§ **PROBLEM DETAILS**: Set down the data below without change, skipping the pictures it holds.
━━━ SOURCE EXCERPT
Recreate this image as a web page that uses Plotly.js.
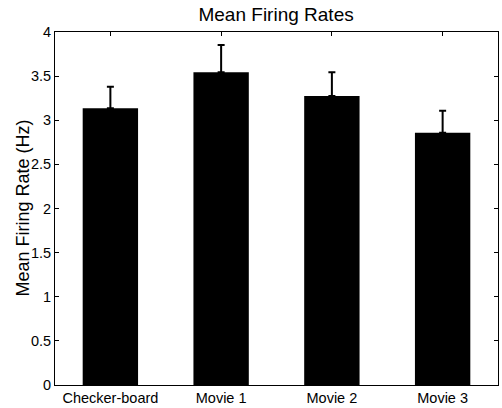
<!DOCTYPE html>
<html>
<head>
<meta charset="utf-8">
<script src="https://cdn.plot.ly/plotly-3.0.1.min.js"></script>
<style>html,body{margin:0;padding:0;background:#fff;}#chart{width:502px;height:408px;}</style>
</head>
<body>
<div id="chart"></div>
<script>
const categories = ["Checker-board", "Movie 1", "Movie 2", "Movie 3"];
const meanRates = [3.135, 3.543, 3.275, 2.859];
const errUpper = [0.245, 0.31, 0.27, 0.25];
const yTicks = [0, 0.5, 1, 1.5, 2, 2.5, 3, 3.5, 4];
const yTickText = ["0", "0.5", "1", "1.5", "2", "2.5", "3", "3.5", "4"];

const font = "Liberation Sans, Arial, Helvetica, sans-serif";

const trace = {
  type: "bar",
  x: categories,
  y: meanRates,
  width: 0.5,
  marker: {color: "#000000", line: {color: "#000000", width: 0}},
  error_y: {
    type: "data",
    symmetric: false,
    array: errUpper,
    arrayminus: errUpper.map(() => 0),
    color: "#000000",
    thickness: 2,
    width: 3.5
  },
  hoverinfo: "none"
};

const layout = {
  width: 502,
  height: 408,
  margin: {l: 55, r: 4, t: 32, b: 23},
  paper_bgcolor: "#ffffff",
  plot_bgcolor: "#ffffff",
  showlegend: false,
  font: {family: font, size: 14.5, color: "#000000"},
  title: {
    text: "Mean Firing Rates",
    font: {family: font, size: 19, color: "#000000"},
    x: 0.55, xanchor: "center",
    y: 0.965, yanchor: "middle"
  },
  xaxis: {
    type: "category",
    range: [-0.5, 3.5],
    showline: true, linecolor: "#000000", linewidth: 1,
    mirror: "ticks",
    ticks: "inside", ticklen: 4, tickcolor: "#000000", tickwidth: 1,
    showgrid: false, zeroline: false,
    tickfont: {family: font, size: 14.5, color: "#000000"}
  },
  yaxis: {
    range: [0, 4],
    tickvals: yTicks,
    ticktext: yTickText,
    showline: true, linecolor: "#000000", linewidth: 1,
    mirror: "ticks",
    ticks: "inside", ticklen: 4, tickcolor: "#000000", tickwidth: 1,
    showgrid: false, zeroline: false,
    tickfont: {family: font, size: 14.5, color: "#000000"}
  },
  annotations: [{
    text: "Mean Firing Rate (Hz)",
    textangle: -90,
    xref: "paper", yref: "paper",
    x: 0, y: 0.5,
    xanchor: "center", yanchor: "middle",
    xshift: -33,
    showarrow: false,
    font: {family: font, size: 18, color: "#000000"}
  }]
};

Plotly.newPlot("chart", [trace], layout, {displayModeBar: false, staticPlot: true});
</script>
</body>
</html>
━━━━━━
§ **ANSWER BELOW**:
Recreate this image as a web page that uses Plotly.js.
<!DOCTYPE html>
<html>
<head>
<meta charset="utf-8">
<script src="https://cdn.plot.ly/plotly-3.0.1.min.js"></script>
<style>html,body{margin:0;padding:0;background:#fff;}#chart{width:502px;height:408px;}</style>
</head>
<body>
<div id="chart"></div>
<script>
const categories = ["Checker-board", "Movie 1", "Movie 2", "Movie 3"];
const meanRates = [3.135, 3.543, 3.275, 2.859];
const errUpper = [0.245, 0.31, 0.27, 0.25];
const yTicks = [0, 0.5, 1, 1.5, 2, 2.5, 3, 3.5, 4];
const yTickText = ["0", "0.5", "1", "1.5", "2", "2.5", "3", "3.5", "4"];

const font = "Liberation Sans, Arial, Helvetica, sans-serif";

const trace = {
  type: "bar",
  x: categories,
  y: meanRates,
  width: 0.5,
  marker: {color: "#000000", line: {color: "#000000", width: 0}},
  error_y: {
    type: "data",
    symmetric: false,
    array: errUpper,
    arrayminus: errUpper.map(() => 0),
    color: "#000000",
    thickness: 2,
    width: 3.5
  },
  hoverinfo: "none"
};

const layout = {
  width: 502,
  height: 408,
  margin: {l: 55, r: 4, t: 32, b: 23},
  paper_bgcolor: "#ffffff",
  plot_bgcolor: "#ffffff",
  showlegend: false,
  font: {family: font, size: 14.5, color: "#000000"},
  title: {
    text: "Mean Firing Rates",
    font: {family: font, size: 19, color: "#000000"},
    x: 0.55, xanchor: "center",
    y: 0.965, yanchor: "middle"
  },
  xaxis: {
    type: "category",
    range: [-0.5, 3.5],
    showline: true, linecolor: "#000000", linewidth: 1,
    mirror: "ticks",
    ticks: "inside", ticklen: 4, tickcolor: "#000000", tickwidth: 1,
    showgrid: false, zeroline: false,
    tickfont: {family: font, size: 14.5, color: "#000000"}
  },
  yaxis: {
    range: [0, 4],
    tickvals: yTicks,
    ticktext: yTickText,
    showline: true, linecolor: "#000000", linewidth: 1,
    mirror: "ticks",
    ticks: "inside", ticklen: 4, tickcolor: "#000000", tickwidth: 1,
    showgrid: false, zeroline: false,
    tickfont: {family: font, size: 14.5, color: "#000000"}
  },
  annotations: [{
    text: "Mean Firing Rate (Hz)",
    textangle: -90,
    xref: "paper", yref: "paper",
    x: 0, y: 0.5,
    xanchor: "center", yanchor: "middle",
    xshift: -33,
    showarrow: false,
    font: {family: font, size: 18, color: "#000000"}
  }]
};

Plotly.newPlot("chart", [trace], layout, {displayModeBar: false, staticPlot: true});
</script>
</body>
</html>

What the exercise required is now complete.